It is well known that we in Britain don't have enough homes for all those who want one. Indeed I am not sure that in my life time we ever have had.

Demand just keeps on exceeding supply.

In part this is down to demographics - people getting married later, increasing divorce and immigration, for example.

But are we building the right houses?

We failed through the 1960s and 1970s, constructing horrible tower blocks and ghastly uniform housing estates which nobody wanted to live in.

It proved a breeding ground for anti-social behaviour and in many cases construction standards were so poor there has been little alternative but to pull the things down just thirty years or so on.

Propertyfinder.com thinks that today we are making a different kind of mistake.

It cites an annual shortage of 350,000 medium-sized homes on the market, with, as a consequence, a quarter of buyers forced to purchase a smaller home than they are looking for.

Availability, not affordability, explains the shortfall, it says.

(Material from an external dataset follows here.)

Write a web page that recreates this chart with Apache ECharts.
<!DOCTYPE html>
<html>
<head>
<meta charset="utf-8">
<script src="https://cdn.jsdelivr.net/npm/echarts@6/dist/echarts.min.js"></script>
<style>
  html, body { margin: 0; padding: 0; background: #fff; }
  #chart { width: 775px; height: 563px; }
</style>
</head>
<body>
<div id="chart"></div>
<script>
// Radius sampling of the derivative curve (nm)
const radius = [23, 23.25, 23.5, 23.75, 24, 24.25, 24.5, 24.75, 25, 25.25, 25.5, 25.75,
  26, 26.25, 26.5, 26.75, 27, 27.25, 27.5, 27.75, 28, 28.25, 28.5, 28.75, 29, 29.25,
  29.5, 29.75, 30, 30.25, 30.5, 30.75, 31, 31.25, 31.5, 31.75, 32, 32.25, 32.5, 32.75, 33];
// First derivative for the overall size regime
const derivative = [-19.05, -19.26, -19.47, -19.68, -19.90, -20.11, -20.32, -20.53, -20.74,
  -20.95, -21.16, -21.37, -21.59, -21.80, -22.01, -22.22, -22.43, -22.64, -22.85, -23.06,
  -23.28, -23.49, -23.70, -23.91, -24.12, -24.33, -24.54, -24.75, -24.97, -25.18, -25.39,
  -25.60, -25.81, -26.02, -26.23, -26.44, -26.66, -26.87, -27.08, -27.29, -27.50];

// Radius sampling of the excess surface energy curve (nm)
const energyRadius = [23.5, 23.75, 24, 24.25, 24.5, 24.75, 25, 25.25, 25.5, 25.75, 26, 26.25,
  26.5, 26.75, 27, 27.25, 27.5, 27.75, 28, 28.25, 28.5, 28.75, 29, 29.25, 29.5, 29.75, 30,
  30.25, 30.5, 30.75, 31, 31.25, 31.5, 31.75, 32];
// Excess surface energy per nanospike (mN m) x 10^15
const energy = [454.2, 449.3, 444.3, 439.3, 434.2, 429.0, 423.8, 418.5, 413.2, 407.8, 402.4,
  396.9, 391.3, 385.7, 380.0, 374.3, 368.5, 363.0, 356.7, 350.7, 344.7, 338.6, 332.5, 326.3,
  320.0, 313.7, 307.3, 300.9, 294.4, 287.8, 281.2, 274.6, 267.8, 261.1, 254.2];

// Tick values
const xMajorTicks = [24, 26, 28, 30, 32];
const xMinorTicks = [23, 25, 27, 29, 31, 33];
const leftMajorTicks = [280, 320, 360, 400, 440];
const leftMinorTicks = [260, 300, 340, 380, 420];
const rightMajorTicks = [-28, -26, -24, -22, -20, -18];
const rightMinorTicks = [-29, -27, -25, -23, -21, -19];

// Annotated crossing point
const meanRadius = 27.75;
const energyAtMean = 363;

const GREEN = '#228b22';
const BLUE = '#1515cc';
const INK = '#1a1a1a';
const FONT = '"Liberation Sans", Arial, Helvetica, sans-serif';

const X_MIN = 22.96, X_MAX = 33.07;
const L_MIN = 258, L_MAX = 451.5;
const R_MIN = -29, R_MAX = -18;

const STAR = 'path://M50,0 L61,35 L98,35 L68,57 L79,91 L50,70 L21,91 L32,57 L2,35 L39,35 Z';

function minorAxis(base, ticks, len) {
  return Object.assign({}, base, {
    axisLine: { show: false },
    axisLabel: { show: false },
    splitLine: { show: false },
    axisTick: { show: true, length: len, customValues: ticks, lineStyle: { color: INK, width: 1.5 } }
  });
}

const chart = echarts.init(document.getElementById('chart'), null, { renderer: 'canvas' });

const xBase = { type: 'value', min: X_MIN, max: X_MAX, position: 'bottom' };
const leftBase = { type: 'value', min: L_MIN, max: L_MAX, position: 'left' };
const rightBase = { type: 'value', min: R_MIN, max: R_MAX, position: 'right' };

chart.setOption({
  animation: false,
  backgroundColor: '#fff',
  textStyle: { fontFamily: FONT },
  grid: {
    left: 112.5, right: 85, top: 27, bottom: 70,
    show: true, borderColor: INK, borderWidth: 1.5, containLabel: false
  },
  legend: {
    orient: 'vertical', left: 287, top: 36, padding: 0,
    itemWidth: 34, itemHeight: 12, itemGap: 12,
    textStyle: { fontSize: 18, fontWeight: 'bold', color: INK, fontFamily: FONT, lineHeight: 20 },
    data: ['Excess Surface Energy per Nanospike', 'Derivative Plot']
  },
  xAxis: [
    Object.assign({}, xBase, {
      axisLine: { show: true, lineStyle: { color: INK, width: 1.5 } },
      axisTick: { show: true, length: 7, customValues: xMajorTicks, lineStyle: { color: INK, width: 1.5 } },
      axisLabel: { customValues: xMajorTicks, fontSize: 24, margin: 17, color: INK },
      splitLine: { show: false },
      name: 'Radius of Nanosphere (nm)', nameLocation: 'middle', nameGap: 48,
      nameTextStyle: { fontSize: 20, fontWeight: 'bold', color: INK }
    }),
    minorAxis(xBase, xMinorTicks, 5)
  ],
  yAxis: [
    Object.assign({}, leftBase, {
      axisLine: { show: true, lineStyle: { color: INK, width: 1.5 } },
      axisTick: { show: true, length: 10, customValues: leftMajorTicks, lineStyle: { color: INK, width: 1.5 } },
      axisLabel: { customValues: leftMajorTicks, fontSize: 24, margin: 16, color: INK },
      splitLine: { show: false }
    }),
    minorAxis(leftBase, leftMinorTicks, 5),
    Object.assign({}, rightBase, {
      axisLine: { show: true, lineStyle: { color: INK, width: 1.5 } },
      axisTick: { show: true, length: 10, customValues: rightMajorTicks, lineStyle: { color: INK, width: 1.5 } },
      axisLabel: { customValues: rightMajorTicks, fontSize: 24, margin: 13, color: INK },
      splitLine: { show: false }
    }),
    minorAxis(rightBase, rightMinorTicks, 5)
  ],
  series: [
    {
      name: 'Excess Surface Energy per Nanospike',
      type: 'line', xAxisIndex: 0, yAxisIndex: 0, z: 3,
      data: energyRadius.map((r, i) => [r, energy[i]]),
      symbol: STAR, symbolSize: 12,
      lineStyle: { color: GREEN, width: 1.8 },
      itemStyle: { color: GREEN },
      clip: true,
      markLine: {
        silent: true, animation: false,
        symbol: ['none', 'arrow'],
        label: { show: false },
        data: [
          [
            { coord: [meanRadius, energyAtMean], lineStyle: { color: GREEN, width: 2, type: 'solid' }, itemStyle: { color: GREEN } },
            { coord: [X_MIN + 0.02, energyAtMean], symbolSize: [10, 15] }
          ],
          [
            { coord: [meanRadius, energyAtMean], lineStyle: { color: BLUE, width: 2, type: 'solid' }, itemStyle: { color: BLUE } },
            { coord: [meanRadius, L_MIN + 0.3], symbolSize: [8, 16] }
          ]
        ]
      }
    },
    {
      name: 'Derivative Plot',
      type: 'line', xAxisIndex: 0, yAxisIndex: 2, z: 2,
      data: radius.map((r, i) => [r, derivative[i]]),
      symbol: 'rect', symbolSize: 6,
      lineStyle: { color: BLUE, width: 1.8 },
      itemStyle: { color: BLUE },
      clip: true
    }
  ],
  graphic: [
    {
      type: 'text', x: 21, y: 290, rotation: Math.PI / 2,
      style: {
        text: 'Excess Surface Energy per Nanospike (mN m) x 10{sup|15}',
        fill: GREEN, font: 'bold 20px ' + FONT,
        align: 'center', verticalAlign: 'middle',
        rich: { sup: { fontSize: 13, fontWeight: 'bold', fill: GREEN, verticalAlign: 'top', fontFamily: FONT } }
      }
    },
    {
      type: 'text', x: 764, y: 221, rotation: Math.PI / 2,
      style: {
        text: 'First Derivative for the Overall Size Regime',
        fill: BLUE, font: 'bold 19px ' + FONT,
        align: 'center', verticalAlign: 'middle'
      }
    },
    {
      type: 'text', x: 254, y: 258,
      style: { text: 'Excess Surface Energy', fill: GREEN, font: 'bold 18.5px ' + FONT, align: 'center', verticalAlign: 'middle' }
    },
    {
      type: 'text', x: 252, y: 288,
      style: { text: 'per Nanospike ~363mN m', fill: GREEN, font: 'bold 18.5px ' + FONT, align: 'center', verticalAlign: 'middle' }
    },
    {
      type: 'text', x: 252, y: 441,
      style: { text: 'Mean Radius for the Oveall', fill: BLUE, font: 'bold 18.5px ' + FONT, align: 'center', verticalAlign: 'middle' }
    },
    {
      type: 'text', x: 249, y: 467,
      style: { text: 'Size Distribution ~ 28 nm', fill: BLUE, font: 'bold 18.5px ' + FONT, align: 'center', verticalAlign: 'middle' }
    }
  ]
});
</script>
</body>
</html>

It states: "Developers make matters worse and continue to build smaller apartments. Government policy forces high density development - and that means small homes that househunters don't want

"There is an annual surplus of 317,000 small homes and 33,000 large homes on the market. That implies overall UK oversupply of 4.3 million two-bedroom homes and an overall UK shortage of four million three-bedroom homes.

"The UK is simply not providing the homes people want.

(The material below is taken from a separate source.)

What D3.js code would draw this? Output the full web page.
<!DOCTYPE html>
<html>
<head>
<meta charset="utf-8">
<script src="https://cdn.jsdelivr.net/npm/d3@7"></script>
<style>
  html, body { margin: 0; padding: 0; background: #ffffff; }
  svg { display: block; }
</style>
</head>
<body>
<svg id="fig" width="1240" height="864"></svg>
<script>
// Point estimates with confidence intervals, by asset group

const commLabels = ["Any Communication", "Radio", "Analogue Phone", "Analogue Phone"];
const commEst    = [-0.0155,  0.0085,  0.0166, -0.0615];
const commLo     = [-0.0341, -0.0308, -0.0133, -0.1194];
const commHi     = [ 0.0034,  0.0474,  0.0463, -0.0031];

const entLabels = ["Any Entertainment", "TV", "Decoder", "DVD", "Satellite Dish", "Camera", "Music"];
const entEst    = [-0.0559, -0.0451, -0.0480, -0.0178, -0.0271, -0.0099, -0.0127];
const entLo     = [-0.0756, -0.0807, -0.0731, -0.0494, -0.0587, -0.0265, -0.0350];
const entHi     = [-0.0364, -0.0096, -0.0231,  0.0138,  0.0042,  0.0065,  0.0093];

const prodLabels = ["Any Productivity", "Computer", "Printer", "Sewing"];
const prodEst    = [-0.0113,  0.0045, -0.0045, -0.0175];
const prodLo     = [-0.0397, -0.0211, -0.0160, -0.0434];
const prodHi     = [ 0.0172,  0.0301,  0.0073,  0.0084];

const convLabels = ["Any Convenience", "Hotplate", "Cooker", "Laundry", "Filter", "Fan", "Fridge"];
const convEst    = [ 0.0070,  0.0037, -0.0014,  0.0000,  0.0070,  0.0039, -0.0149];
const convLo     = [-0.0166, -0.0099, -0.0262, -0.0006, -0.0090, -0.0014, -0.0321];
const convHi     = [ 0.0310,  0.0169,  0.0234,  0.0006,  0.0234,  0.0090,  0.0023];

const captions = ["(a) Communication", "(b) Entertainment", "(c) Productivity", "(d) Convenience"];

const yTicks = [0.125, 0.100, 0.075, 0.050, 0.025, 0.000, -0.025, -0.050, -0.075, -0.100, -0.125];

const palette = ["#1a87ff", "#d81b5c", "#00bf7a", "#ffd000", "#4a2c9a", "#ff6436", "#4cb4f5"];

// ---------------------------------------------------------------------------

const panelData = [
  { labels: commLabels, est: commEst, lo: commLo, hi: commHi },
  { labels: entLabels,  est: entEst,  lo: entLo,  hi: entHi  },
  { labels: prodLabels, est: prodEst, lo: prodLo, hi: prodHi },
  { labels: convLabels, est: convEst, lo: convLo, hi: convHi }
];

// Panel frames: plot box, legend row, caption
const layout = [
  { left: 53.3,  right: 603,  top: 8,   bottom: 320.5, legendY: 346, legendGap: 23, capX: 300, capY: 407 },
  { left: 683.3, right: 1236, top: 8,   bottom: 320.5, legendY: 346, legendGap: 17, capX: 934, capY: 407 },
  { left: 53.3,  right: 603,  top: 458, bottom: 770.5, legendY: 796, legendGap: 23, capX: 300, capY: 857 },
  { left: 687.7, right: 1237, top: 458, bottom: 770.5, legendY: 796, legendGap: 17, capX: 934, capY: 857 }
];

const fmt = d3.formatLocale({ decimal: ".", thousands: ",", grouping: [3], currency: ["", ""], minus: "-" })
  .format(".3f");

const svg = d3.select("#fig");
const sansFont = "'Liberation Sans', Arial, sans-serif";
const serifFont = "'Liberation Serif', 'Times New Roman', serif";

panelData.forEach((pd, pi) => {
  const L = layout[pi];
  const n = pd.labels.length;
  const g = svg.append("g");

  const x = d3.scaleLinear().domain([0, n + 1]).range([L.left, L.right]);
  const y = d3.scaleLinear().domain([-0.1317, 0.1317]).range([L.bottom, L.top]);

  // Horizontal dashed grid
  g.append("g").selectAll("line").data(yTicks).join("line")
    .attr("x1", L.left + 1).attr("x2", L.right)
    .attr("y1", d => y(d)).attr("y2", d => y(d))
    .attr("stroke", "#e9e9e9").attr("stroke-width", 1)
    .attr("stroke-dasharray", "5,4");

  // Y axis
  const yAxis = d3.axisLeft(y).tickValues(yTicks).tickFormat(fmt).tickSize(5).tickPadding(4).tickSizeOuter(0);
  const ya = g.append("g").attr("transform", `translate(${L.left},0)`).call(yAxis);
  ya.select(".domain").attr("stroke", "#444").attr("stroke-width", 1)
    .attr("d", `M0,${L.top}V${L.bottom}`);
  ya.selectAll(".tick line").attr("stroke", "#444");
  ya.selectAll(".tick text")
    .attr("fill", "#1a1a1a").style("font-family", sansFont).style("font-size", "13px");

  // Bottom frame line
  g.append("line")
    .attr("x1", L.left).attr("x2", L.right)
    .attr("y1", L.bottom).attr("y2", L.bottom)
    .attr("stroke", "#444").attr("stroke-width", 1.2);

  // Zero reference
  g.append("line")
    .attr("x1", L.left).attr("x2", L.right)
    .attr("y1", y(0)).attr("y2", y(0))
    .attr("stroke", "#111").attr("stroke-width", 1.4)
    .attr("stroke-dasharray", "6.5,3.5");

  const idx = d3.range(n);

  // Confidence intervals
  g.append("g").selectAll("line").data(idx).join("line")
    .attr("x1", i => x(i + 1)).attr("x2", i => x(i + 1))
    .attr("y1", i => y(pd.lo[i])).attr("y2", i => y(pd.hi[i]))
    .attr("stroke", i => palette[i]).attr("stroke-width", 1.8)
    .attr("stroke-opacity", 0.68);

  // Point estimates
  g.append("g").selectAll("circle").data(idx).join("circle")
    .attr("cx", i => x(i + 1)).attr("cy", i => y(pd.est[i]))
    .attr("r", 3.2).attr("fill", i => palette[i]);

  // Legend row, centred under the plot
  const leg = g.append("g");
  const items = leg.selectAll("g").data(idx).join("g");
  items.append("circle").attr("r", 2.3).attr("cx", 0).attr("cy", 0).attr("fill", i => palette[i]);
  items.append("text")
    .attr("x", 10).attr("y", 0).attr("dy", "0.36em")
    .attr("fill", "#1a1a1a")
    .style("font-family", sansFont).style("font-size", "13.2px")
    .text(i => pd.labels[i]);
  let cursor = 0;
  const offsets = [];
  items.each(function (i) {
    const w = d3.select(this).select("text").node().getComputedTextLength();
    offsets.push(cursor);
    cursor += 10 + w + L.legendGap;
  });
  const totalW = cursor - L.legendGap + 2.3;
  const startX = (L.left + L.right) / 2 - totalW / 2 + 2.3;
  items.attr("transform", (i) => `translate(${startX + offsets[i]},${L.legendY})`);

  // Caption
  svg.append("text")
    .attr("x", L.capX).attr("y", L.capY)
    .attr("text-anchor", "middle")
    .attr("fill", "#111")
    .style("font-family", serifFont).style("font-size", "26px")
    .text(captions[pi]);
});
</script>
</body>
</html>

"The results show a startling mismatch between the homes that exist and the homes that people actually want to live in."

And it is scathing of Deputy Prime Minister John Prescott and his crusade for millions of new homes on the cheap.

It says: "The Government must share the blame for the oversupply of two bedroom homes as planning requirements force a minimum number of homes to be built on a given site. That means homes that are simply too small for the average househunter. Mr Prescott's £60,000 home scheme is only going to add to the problem."

According to Propertyfinder.com, most people actually want family homes, but the position is far more complex than that.

" Although in absolute numbers, couples and families dominate all the categories, in relative terms, homes of different sizes are favoured much more strongly by distinct groups of people.

"Smaller homes are naturally most favoured by those currently living with parents or in shared rented accommodation as they seek to get a foot on the housing ladder. Single parent families are most likely to be looking for a three-bed home, while families with two parents are after a four-bedroom home. Older couples, who are more established and who had one or more parent living with them, wanted five-bedrooms or more to accommodate the extended family."

So it seems that the Government has once again got housing policy wrong, but private developers are not doing much better either.